What the world’s sixth most populous state can teach other developing countries
WHEN Pakistan’s schools attract global attention, it is often as a backdrop to violence. In October 2012 a masked gunman from the Tehreek-e-Taliban Pakistan boarded a school bus and shot Malala Yousafzai in the head, neck and shoulder. Two years later, and six days after Ms Yousafzai received the Nobel peace prize, terrorists from the same umbrella group killed 141 people, nearly all pupils, at an army-run school in Peshawar, one of the deadliest attacks on a school in any country. According to the Global Terrorism Database kept by the University of Maryland, 867 educational institutions were attacked by Islamists between 2007 and 2015, often because these places had the temerity to teach science—or worse, educate girls.
Such attacks have added to problems that schools in Pakistan, the world’s sixth-most-populous country, share with those in other poor states—irrelevant curriculums, high rates of dropout as children (especially girls) get older, and woeful teaching. Yet the spectre of violence may have obscured another development: the emergence of Pakistan as perhaps the world’s largest laboratory for education reform (see article).
Pakistan has long been home to a flourishing market of low-cost private schools, as parents have given up on a dysfunctional state sector and opted instead to pay for a better alternative. In the province of Punjab alone the number of these schools has risen from 32,000 in 1990 to 60,000 by 2016. (England has just 24,000 schools, albeit much bigger ones.)

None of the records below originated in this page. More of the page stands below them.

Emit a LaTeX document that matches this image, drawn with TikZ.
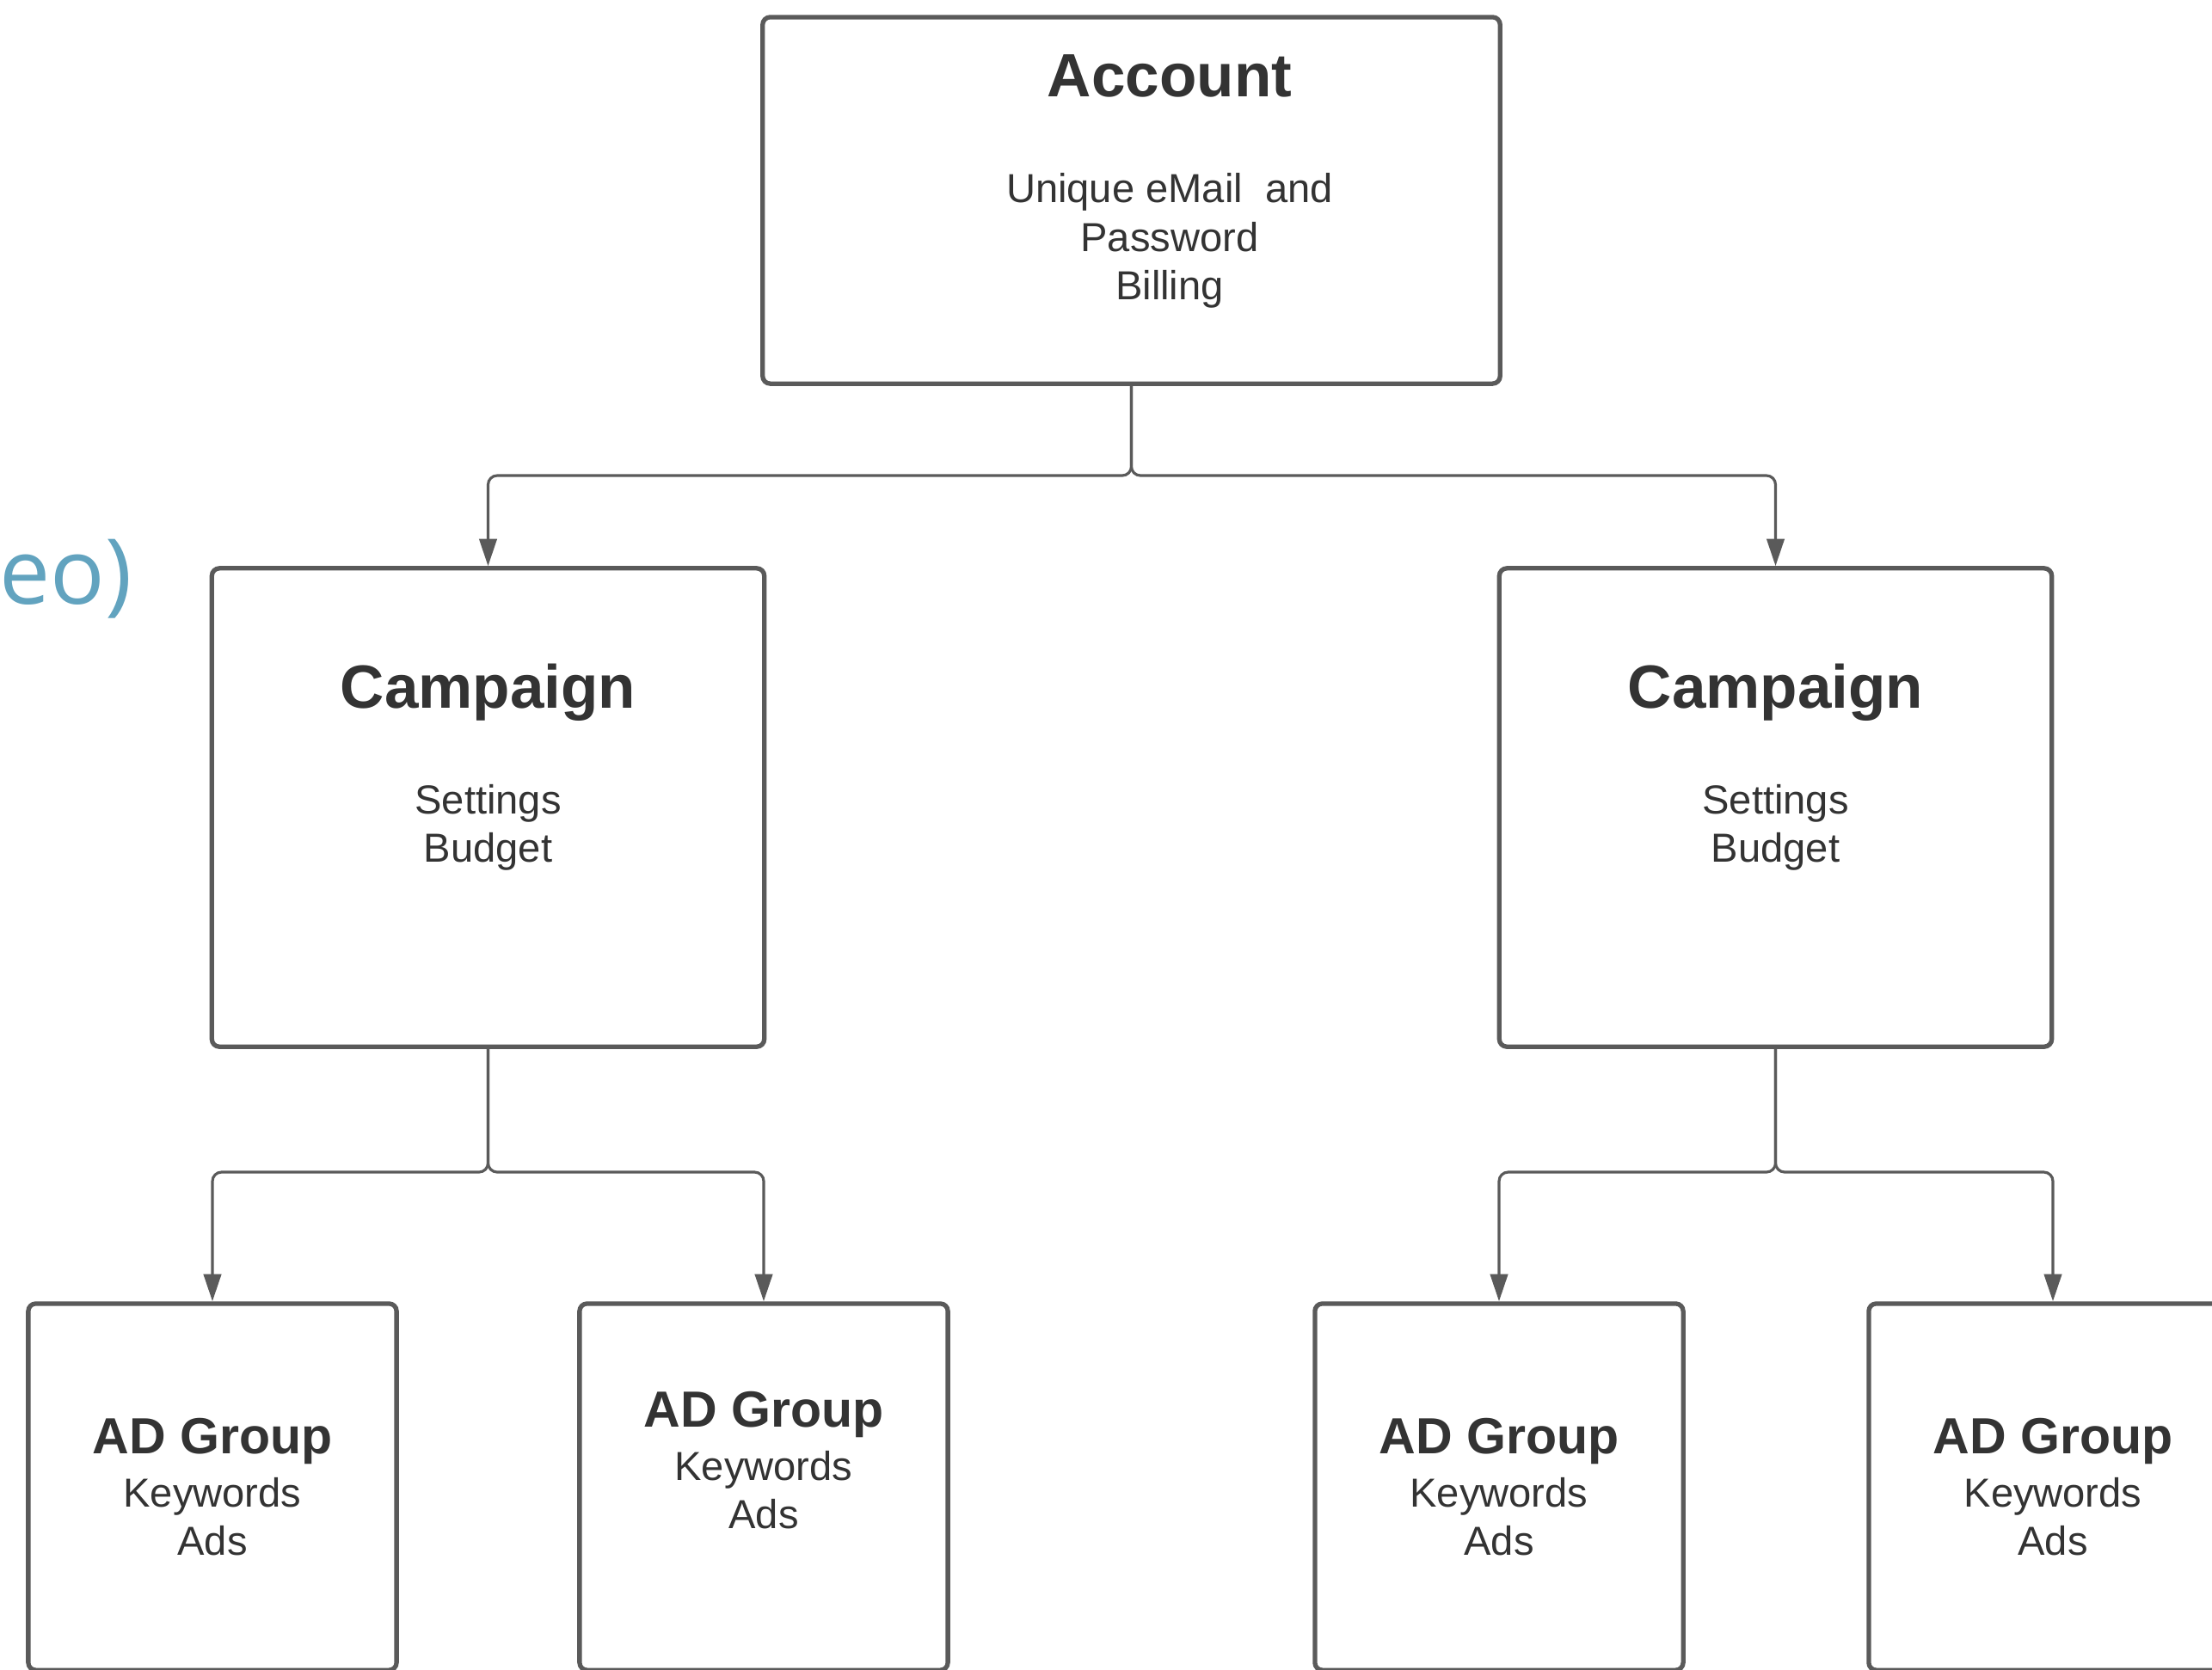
\documentclass[tikz,border=0pt]{standalone}
\usepackage{fontspec}
\setmainfont{Liberation Sans}
\newfontfamily\opensans{Open Sans}
\usetikzlibrary{arrows.meta}
\definecolor{linegray}{HTML}{5A5A5A}
\definecolor{txtgray}{HTML}{333333}
\definecolor{capblue}{HTML}{62A3BF}
\begin{document}
\begin{tikzpicture}[x=0.01cm,y=-0.01cm,
  box/.style={draw=linegray,line width=1.5pt,rounded corners=2.5pt,inner sep=0pt,fill=white},
  conn/.style={draw=linegray,line width=0.9pt,rounded corners=3pt,-{Triangle[length=9pt,width=5.8pt]}},
  ttl/.style={anchor=base,text=txtgray,font=\fontsize{20.2}{24}\selectfont\bfseries,inner sep=0pt},
  subttl/.style={anchor=base,text=txtgray,font=\fontsize{16.8}{20}\selectfont\bfseries,inner sep=0pt},
  body/.style={anchor=base,text=txtgray,font=\fontsize{13.4}{16}\selectfont,inner sep=0pt}]
\useasboundingbox (0,0) rectangle (2572,1941);
\clip (0,0) rectangle (2572,1941);

% boxes
\node[box,minimum width=8.57cm,minimum height=4.26cm] (acc) at (1315.5,233) {};
\node[box,minimum width=6.42cm,minimum height=5.56cm] (campL) at (567.5,939) {};
\node[box,minimum width=6.42cm,minimum height=5.56cm] (campR) at (2064.5,939) {};
\node[box,minimum width=4.28cm,minimum height=4.26cm] (ad1) at (247,1729) {};
\node[box,minimum width=4.28cm,minimum height=4.26cm] (ad2) at (888,1729) {};
\node[box,minimum width=4.28cm,minimum height=4.26cm] (ad3) at (1743,1729) {};
\node[box,minimum width=4.28cm,minimum height=4.26cm] (ad4) at (2387,1729) {};

% account text
\node[ttl] (accT) at (1360,112) {Account};
\node[body] (acc1) at (1360,235) {Unique eMail\ \ and};
\node[body] (acc2) at (1360,292) {Password};
\node[body] (acc3) at (1360,348) {Billing};

% campaign text
\node[ttl] (cLT) at (567.5,823) {Campaign};
\node[body] (cL1) at (567.5,946) {Settings};
\node[body] (cL2) at (567.5,1002) {Budget};
\node[ttl] (cRT) at (2064.5,823) {Campaign};
\node[body] (cR1) at (2064.5,946) {Settings};
\node[body] (cR2) at (2064.5,1002) {Budget};

% ad group text
\node[subttl] (a1T) at (247,1690) {AD Group};
\node[body] (a11) at (247,1752) {Keywords};
\node[body] (a12) at (247,1808) {Ads};
\node[subttl] (a2T) at (888,1659) {AD Group};
\node[body] (a21) at (888,1721) {Keywords};
\node[body] (a22) at (888,1777) {Ads};
\node[subttl] (a3T) at (1743,1690) {AD Group};
\node[body] (a31) at (1743,1752) {Keywords};
\node[body] (a32) at (1743,1808) {Ads};
\node[subttl] (a4T) at (2387,1690) {AD Group};
\node[body] (a41) at (2387,1752) {Keywords};
\node[body] (a42) at (2387,1808) {Ads};

% cut-off text at left
\node[anchor=base east,text=capblue,font=\opensans\fontsize{30}{36}\selectfont,inner sep=0pt] (cut) at (154,702) {eo)};

% connectors
\coordinate (jA) at (1315.5,553);
\draw[conn] (acc.south) -- (jA) -| (campL.north);
\draw[conn] (acc.south) -- (jA) -| (campR.north);
\coordinate (jL) at (567.5,1363);
\draw[conn] (campL.south) -- (jL) -| (ad1.north);
\draw[conn] (campL.south) -- (jL) -| (ad2.north);
\coordinate (jR) at (2064.5,1363);
\draw[conn] (campR.south) -- (jR) -| (ad3.north);
\draw[conn] (campR.south) -- (jR) -| (ad4.north);
\end{tikzpicture}
\end{document}
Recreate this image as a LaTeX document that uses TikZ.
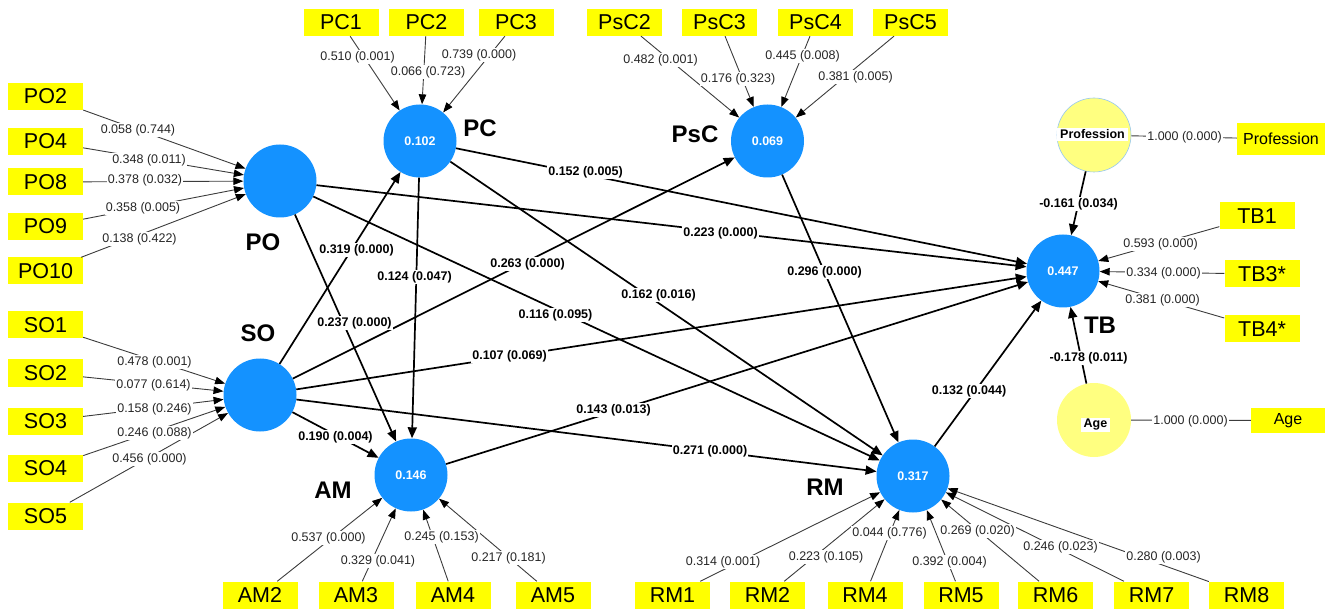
\documentclass[tikz,border=0pt]{standalone}
\usepackage{fontspec}
\setmainfont{Liberation Sans}
\usetikzlibrary{arrows.meta}
\definecolor{lvblue}{RGB}{20,146,255}
\definecolor{indyel}{RGB}{255,255,0}
\definecolor{ctrlyel}{RGB}{255,255,128}
\definecolor{ctrlbord}{RGB}{150,200,240}
\definecolor{indline}{RGB}{60,60,60}
\begin{document}
\begin{tikzpicture}[x=1pt,y=-1pt,
 lv/.style={circle,fill=lvblue,minimum size=73pt,inner sep=0pt,text=white,font=\bfseries\fontsize{12.5}{12.5}\selectfont},
 ctrl/.style={circle,fill=ctrlyel,minimum size=74pt,inner sep=0pt},
 ctrltext/.style={fill=white,inner xsep=3pt,inner ysep=1.5pt,font=\bfseries\fontsize{12.5}{12.5}\selectfont},
 ind/.style={fill=indyel,minimum width=75pt,minimum height=27pt,inner sep=0pt,font=\fontsize{21.5}{21.5}\selectfont},
 indsm/.style={fill=indyel,minimum height=27pt,inner sep=0pt,font=\fontsize{16}{16}\selectfont},
 lvname/.style={inner sep=1pt,font=\bfseries\fontsize{24}{24}\selectfont},
 load/.style={draw=indline,line width=0.9pt,-{Triangle[length=10pt,width=7.5pt,color=black]}},
 loadplain/.style={draw=indline,line width=0.9pt},
 spath/.style={draw=black,line width=1.7pt,-{Triangle[length=11pt,width=9pt]}},
 llab/.style={fill=white,inner sep=1pt,text=black!85,font=\fontsize{12.5}{12.5}\selectfont},
 plab/.style={fill=white,inner sep=1pt,font=\bfseries\fontsize{12.5}{12.5}\selectfont},
]
\useasboundingbox (0,0) rectangle (1330,609);

% latent variables
\node[lv] (PO) at (280,181) {};
\node[lv] (PC) at (420,141) {0.102};
\node[lv] (PsC) at (767.5,141) {0.069};
\node[lv] (SO) at (260,395) {};
\node[lv] (AM) at (411,475) {0.146};
\node[lv] (RM) at (913,476) {0.317};
\node[lv] (TB) at (1063,271) {0.447};
\node[ctrl,draw=ctrlbord,line width=0.6pt] (Prof) at (1094,135) {};
\node[ctrl] (Age) at (1094,420) {};
\node[ctrltext] (ProfT) at (1092.5,134.5) {Profession};
\node[ctrltext] (AgeT) at (1095.5,425) {Age};

% latent names
\node[lvname] (POn) at (263,242) {PO};
\node[lvname] (PCn) at (480,128) {PC};
\node[lvname] (PsCn) at (695,134) {PsC};
\node[lvname] (SOn) at (258,333) {SO};
\node[lvname] (AMn) at (333,490) {AM};
\node[lvname] (RMn) at (825,487) {RM};
\node[lvname] (TBn) at (1100,325) {TB};

% indicators
\node[ind] (PO2) at (45.5,96.5) {PO2};
\node[ind] (PO4) at (45.5,141.5) {PO4};
\node[ind] (PO8) at (45.5,182) {PO8};
\node[ind] (PO9) at (45.5,226.5) {PO9};
\node[ind] (PO10) at (45.5,271) {PO10};
\node[ind] (SO1) at (45.5,325) {SO1};
\node[ind] (SO2) at (45.5,373) {SO2};
\node[ind] (SO3) at (45.5,421) {SO3};
\node[ind] (SO4) at (45.5,468.5) {SO4};
\node[ind] (SO5) at (45.5,516) {SO5};
\node[ind] (PC1) at (341,22.5) {PC1};
\node[ind] (PC2) at (426.5,22.5) {PC2};
\node[ind] (PC3) at (516,22.5) {PC3};
\node[ind] (PsC2) at (624.5,22.5) {PsC2};
\node[ind] (PsC3) at (719.5,22.5) {PsC3};
\node[ind] (PsC4) at (815.5,22.5) {PsC4};
\node[ind] (PsC5) at (910.5,22.5) {PsC5};
\node[ind] (AM2) at (260,595) {AM2};
\node[ind] (AM3) at (356,595) {AM3};
\node[ind] (AM4) at (453,595) {AM4};
\node[ind] (AM5) at (553,595) {AM5};
\node[ind] (RM1) at (672.5,595) {RM1};
\node[ind] (RM2) at (767.5,595) {RM2};
\node[ind] (RM4) at (865,595) {RM4};
\node[ind] (RM5) at (961,595) {RM5};
\node[ind] (RM6) at (1055.5,595) {RM6};
\node[ind] (RM7) at (1151.5,595) {RM7};
\node[ind] (RM8) at (1246.5,595) {RM8};
\node[ind] (TB1) at (1257,216) {TB1};
\node[ind] (TB3) at (1262,274) {TB3*};
\node[ind] (TB4) at (1262,329) {TB4*};
\node[indsm,minimum width=88pt,minimum height=32pt] (ProfI) at (1281,139) {Profession};
\node[indsm,minimum width=74pt,minimum height=25pt] (AgeI) at (1288,420.5) {Age};

% structural paths
\draw[spath] (PO) -- (AM);
\draw[spath] (PO) -- (TB);
\draw[spath] (PO) -- (RM);
\draw[spath] (SO) -- (PC);
\draw[spath] (SO) -- (PsC);
\draw[spath] (SO) -- (TB);
\draw[spath] (SO) -- (RM);
\draw[spath] (SO) -- (AM);
\draw[spath] (PC) -- (AM);
\draw[spath] (PC) -- (TB);
\draw[spath] (PC) -- (RM);
\draw[spath] (PsC) -- (RM);
\draw[spath] (AM) -- (TB);
\draw[spath] (RM) -- (TB);
\draw[spath] (Prof) -- (TB);
\draw[spath] (Age) -- (TB);

% outer weights / loadings
\foreach \i in {PO2,PO4,PO8,PO9,PO10} \draw[load] (\i) -- (PO);
\foreach \i in {SO1,SO2,SO3,SO4,SO5} \draw[load] (\i) -- (SO);
\foreach \i in {PC1,PC2,PC3} \draw[load] (\i) -- (PC);
\foreach \i in {PsC2,PsC3,PsC4,PsC5} \draw[load] (\i) -- (PsC);
\foreach \i in {AM2,AM3,AM4,AM5} \draw[load] (\i) -- (AM);
\foreach \i in {RM1,RM2,RM4,RM5,RM6,RM7,RM8} \draw[load] (\i) -- (RM);
\foreach \i in {TB1,TB3,TB4} \draw[load] (\i) -- (TB);
\draw[loadplain] (Prof) -- (ProfI);
\draw[loadplain] (Age) -- (AgeI);

% loading labels
\node[llab] (lPO2) at (138,130) {0.058 (0.744)};
\node[llab] (lPO4) at (149,160) {0.348 (0.011)};
\node[llab] (lPO8) at (145,180) {0.378 (0.032)};
\node[llab] (lPO9) at (143,208) {0.358 (0.005)};
\node[llab] (lPO10) at (139.5,239) {0.138 (0.422)};
\node[llab] (lSO1) at (154.5,362) {0.478 (0.001)};
\node[llab] (lSO2) at (153.5,385) {0.077 (0.614)};
\node[llab] (lSO3) at (154.5,409) {0.158 (0.246)};
\node[llab] (lSO4) at (154.5,433) {0.246 (0.088)};
\node[llab] (lSO5) at (149.5,459) {0.456 (0.000)};
\node[llab] (lPC1) at (357.5,57) {0.510 (0.001)};
\node[llab] (lPC2) at (428,72) {0.066 (0.723)};
\node[llab] (lPC3) at (479,55) {0.739 (0.000)};
\node[llab] (lPsC2) at (660.5,60) {0.482 (0.001)};
\node[llab] (lPsC3) at (738,79) {0.176 (0.323)};
\node[llab] (lPsC4) at (802.5,56) {0.445 (0.008)};
\node[llab] (lPsC5) at (855.5,77) {0.381 (0.005)};
\node[llab] (lAM2) at (328.5,538) {0.537 (0.000)};
\node[llab] (lAM3) at (378,561) {0.329 (0.041)};
\node[llab] (lAM4) at (441.5,537) {0.245 (0.153)};
\node[llab] (lAM5) at (508.5,558) {0.217 (0.181)};
\node[llab] (lRM1) at (723,562) {0.314 (0.001)};
\node[llab] (lRM2) at (826,557) {0.223 (0.105)};
\node[llab] (lRM4) at (889.5,533) {0.044 (0.776)};
\node[llab] (lRM5) at (949.5,562) {0.392 (0.004)};
\node[llab] (lRM6) at (977.5,531) {0.269 (0.020)};
\node[llab] (lRM7) at (1060.5,547) {0.246 (0.023)};
\node[llab] (lRM8) at (1163.5,557) {0.280 (0.003)};
\node[llab] (lTB1) at (1160.5,244) {0.593 (0.000)};
\node[llab] (lTB3) at (1163.5,273) {0.334 (0.000)};
\node[llab] (lTB4) at (1162.5,300) {0.381 (0.000)};
\node[llab] (lProf) at (1184.5,137) {1.000 (0.000)};
\node[llab] (lAge) at (1190.5,421) {1.000 (0.000)};

% path labels
\node[plab] (pPOAM) at (354.5,323) {0.237 (0.000)};
\node[plab] (pSOPC) at (356.5,250) {0.319 (0.000)};
\node[plab] (pPCAM) at (414.5,277) {0.124 (0.047)};
\node[plab] (pPCTB) at (585.5,172) {0.152 (0.005)};
\node[plab] (pPOTB) at (720.5,233) {0.223 (0.000)};
\node[plab] (pSOPsC) at (527.5,264) {0.263 (0.000)};
\node[plab] (pPCRM) at (658.5,295) {0.162 (0.016)};
\node[plab] (pPsCRM) at (824.5,272) {0.296 (0.000)};
\node[plab] (pPORM) at (555.5,315) {0.116 (0.095)};
\node[plab] (pSOTB) at (509.5,356) {0.107 (0.069)};
\node[plab] (pAMTB) at (613.5,410) {0.143 (0.013)};
\node[plab] (pSORM) at (710,451) {0.271 (0.000)};
\node[plab] (pSOAM) at (335.5,437) {0.190 (0.004)};
\node[plab] (pRMTB) at (969,391) {0.132 (0.044)};
\node[plab] (pProfTB) at (1078.5,204) {-0.161 (0.034)};
\node[plab] (pAgeTB) at (1088.5,358) {-0.178 (0.011)};
\end{tikzpicture}
\end{document}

More recently, Pakistani policymakers have begun to use these private schools to provide state education. Today Pakistan has one of the largest school-voucher schemes in the world. It has outsourced the running of more government-funded schools than any other developing country. By the end of this year Punjab aims to have placed 10,000 public schools—about the number in all of California—in the hands of entrepreneurs or charities.